>> begin

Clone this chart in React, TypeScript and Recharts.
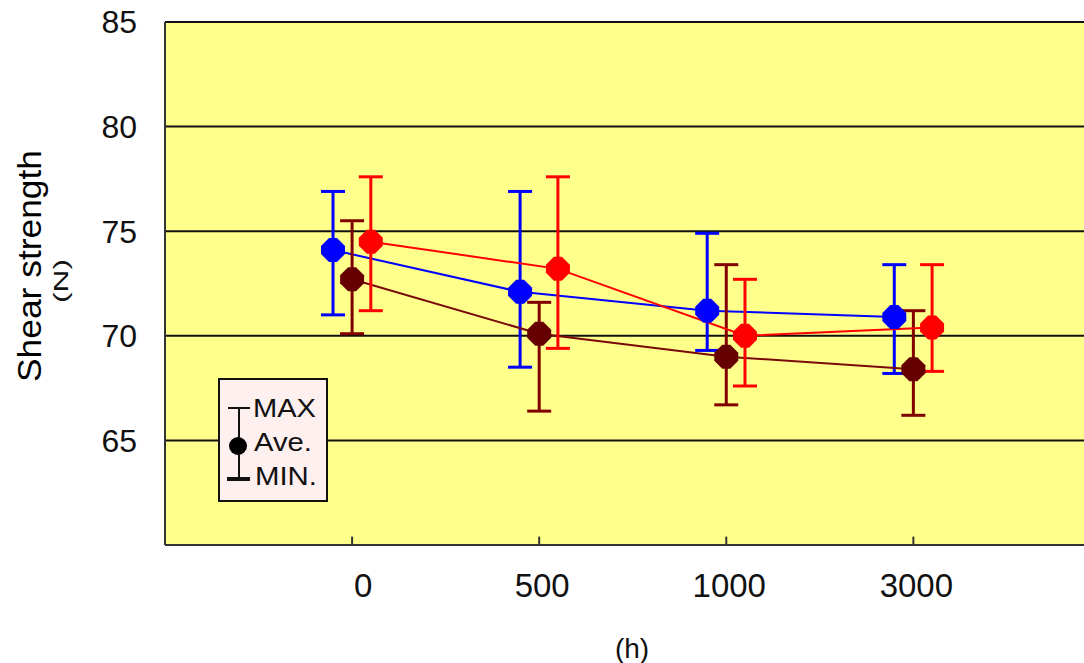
import React from 'react';
import { ComposedChart, Line, XAxis, YAxis, CartesianGrid, ErrorBar, ReferenceLine, Customized } from 'recharts';

const categories = ['0', '500', '1000', '3000'];

const blueAve = [74.1, 72.1, 71.2, 70.9];
const blueMax = [76.9, 76.9, 74.9, 73.4];
const blueMin = [71.0, 68.5, 69.3, 68.2];

const darkAve = [72.7, 70.1, 69.0, 68.4];
const darkMax = [75.5, 71.6, 73.4, 71.2];
const darkMin = [70.1, 66.4, 66.7, 66.2];

const redAve = [74.5, 73.2, 70.0, 70.4];
const redMax = [77.6, 77.6, 72.7, 73.4];
const redMin = [71.2, 69.4, 67.6, 68.3];

const yTicks = [65, 70, 75, 80, 85];

const FONT = '"Liberation Sans", Arial, sans-serif';

const build = (ave: number[], max: number[], min: number[], offset: number) =>
  categories.map((c, i) => ({
    x: i + offset,
    y: ave[i],
    err: [ave[i] - min[i], max[i] - ave[i]],
  }));

const blueData = build(blueAve, blueMax, blueMin, -0.102);
const darkData = build(darkAve, darkMax, darkMin, 0);
const redData = build(redAve, redMax, redMin, 0.1);

const Marker = (props: any) => {
  const { cx, cy, fill } = props;
  if (cx == null || cy == null) return null;
  const a = 12, b = 4;
  const d = `M${cx - a},${cy - b} L${cx - b},${cy - a} L${cx + b},${cy - a} L${cx + a},${cy - b} L${cx + a},${cy + b} L${cx + b},${cy + a} L${cx - b},${cy + a} L${cx - a},${cy + b} Z`;
  return <path d={d} fill={fill} stroke="none" />;
};

const XTick = (props: any) => {
  const { x, y, payload } = props;
  const label = categories[Math.round(payload.value)] ?? '';
  const dx = label === '0' ? 11 : 3;
  return (
    <text x={x + dx} y={y + 52} textAnchor="middle" fontSize={33} fontFamily={FONT} fill="#111">
      {label}
    </text>
  );
};

const Extras = () => (
  <g>
    <text
      transform="translate(41,266) rotate(-90)"
      textAnchor="middle"
      fontSize={33}
      fontFamily={FONT}
      fill="#000"
      textLength={232}
      lengthAdjust="spacingAndGlyphs"
    >
      Shear strength
    </text>
    <text
      transform="translate(68,281) rotate(-90)"
      textAnchor="middle"
      fontSize={20}
      fontFamily={FONT}
      fill="#111"
      textLength={44}
      lengthAdjust="spacingAndGlyphs"
    >
      (N)
    </text>
    <text x={632} y={658} textAnchor="middle" fontSize={28} fontFamily={FONT} fill="#111">
      (h)
    </text>
    <g>
      <rect x={219} y={379} width={108} height={122} fill="#fff0f0" stroke="#111" strokeWidth={2} />
      <line x1={239} y1={408} x2={239} y2={479} stroke="#111" strokeWidth={2} />
      <line x1={228} y1={408} x2={250} y2={408} stroke="#111" strokeWidth={2} />
      <line x1={227} y1={479} x2={250} y2={479} stroke="#111" strokeWidth={4} />
      <circle cx={238} cy={446} r={9} fill="#000" />
      <text x={253} y={417} fontSize={25} fontFamily={FONT} fill="#111" textLength={63} lengthAdjust="spacingAndGlyphs">MAX</text>
      <text x={254} y={451} fontSize={25} fontFamily={FONT} fill="#111" textLength={58} lengthAdjust="spacingAndGlyphs">Ave.</text>
      <text x={255} y={485} fontSize={25} fontFamily={FONT} fill="#111" textLength={62} lengthAdjust="spacingAndGlyphs">MIN.</text>
    </g>
  </g>
);

export default function App() {
  return (
    <div style={{ position: 'absolute', left: 0, top: 0, width: 1084, height: 663, background: '#fff' }}>
      <ComposedChart width={1084} height={663} margin={{ top: 22, right: 0, bottom: 0, left: 0 }}>
        <CartesianGrid horizontal vertical={false} fill="#ffff8c" stroke="#111" strokeWidth={2} fillOpacity={1} />
        <XAxis
          type="number"
          dataKey="x"
          domain={[-1, 3.912]}
          ticks={[0, 1, 2, 3]}
          allowDataOverflow
          height={118}
          tickSize={0}
          tickMargin={0}
          tick={<XTick />}
          axisLine={{ stroke: '#333', strokeWidth: 2 }}
          tickLine={false}
        />
        <YAxis
          type="number"
          domain={[60, 85]}
          ticks={yTicks}
          allowDataOverflow
          width={165}
          tickSize={0}
          tickMargin={28}
          tick={{ fontSize: 32, fontFamily: FONT, fill: '#111' }}
          axisLine={{ stroke: '#333', strokeWidth: 2 }}
          tickLine={false}
        />
        {categories.map((c, i) => (
          <ReferenceLine
            key={'t' + c}
            segment={[{ x: i, y: 60 }, { x: i, y: 60.4 }]}
            stroke="#333"
            strokeWidth={2}
          />
        ))}
        <Line
          data={blueData}
          dataKey="y"
          stroke="#0000ff"
          strokeWidth={2}
          isAnimationActive={false}
          dot={<Marker fill="#0000ff" />}
          activeDot={false}
        >
          <ErrorBar dataKey="err" direction="y" width={12} stroke="#0000ff" strokeWidth={3} />
        </Line>
        <Line
          data={darkData}
          dataKey="y"
          stroke="#7a0a0a"
          strokeWidth={2}
          isAnimationActive={false}
          dot={<Marker fill="#660000" />}
          activeDot={false}
        >
          <ErrorBar dataKey="err" direction="y" width={12} stroke="#800000" strokeWidth={3} />
        </Line>
        <Line
          data={redData}
          dataKey="y"
          stroke="#ff0000"
          strokeWidth={2}
          isAnimationActive={false}
          dot={<Marker fill="#ff0000" />}
          activeDot={false}
        >
          <ErrorBar dataKey="err" direction="y" width={12} stroke="#ff0000" strokeWidth={3} />
        </Line>
        <Customized component={Extras} />
      </ComposedChart>
    </div>
  );
}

>> end

- Objective
Pictures stay out. Repeat only the lines from the beginning of the data through the line that has "const yTicks = [65, 70, 75, 80, 85];".

- Result below
Clone this chart in React, TypeScript and Recharts.
import React from 'react';
import { ComposedChart, Line, XAxis, YAxis, CartesianGrid, ErrorBar, ReferenceLine, Customized } from 'recharts';

const categories = ['0', '500', '1000', '3000'];

const blueAve = [74.1, 72.1, 71.2, 70.9];
const blueMax = [76.9, 76.9, 74.9, 73.4];
const blueMin = [71.0, 68.5, 69.3, 68.2];

const darkAve = [72.7, 70.1, 69.0, 68.4];
const darkMax = [75.5, 71.6, 73.4, 71.2];
const darkMin = [70.1, 66.4, 66.7, 66.2];

const redAve = [74.5, 73.2, 70.0, 70.4];
const redMax = [77.6, 77.6, 72.7, 73.4];
const redMin = [71.2, 69.4, 67.6, 68.3];

const yTicks = [65, 70, 75, 80, 85];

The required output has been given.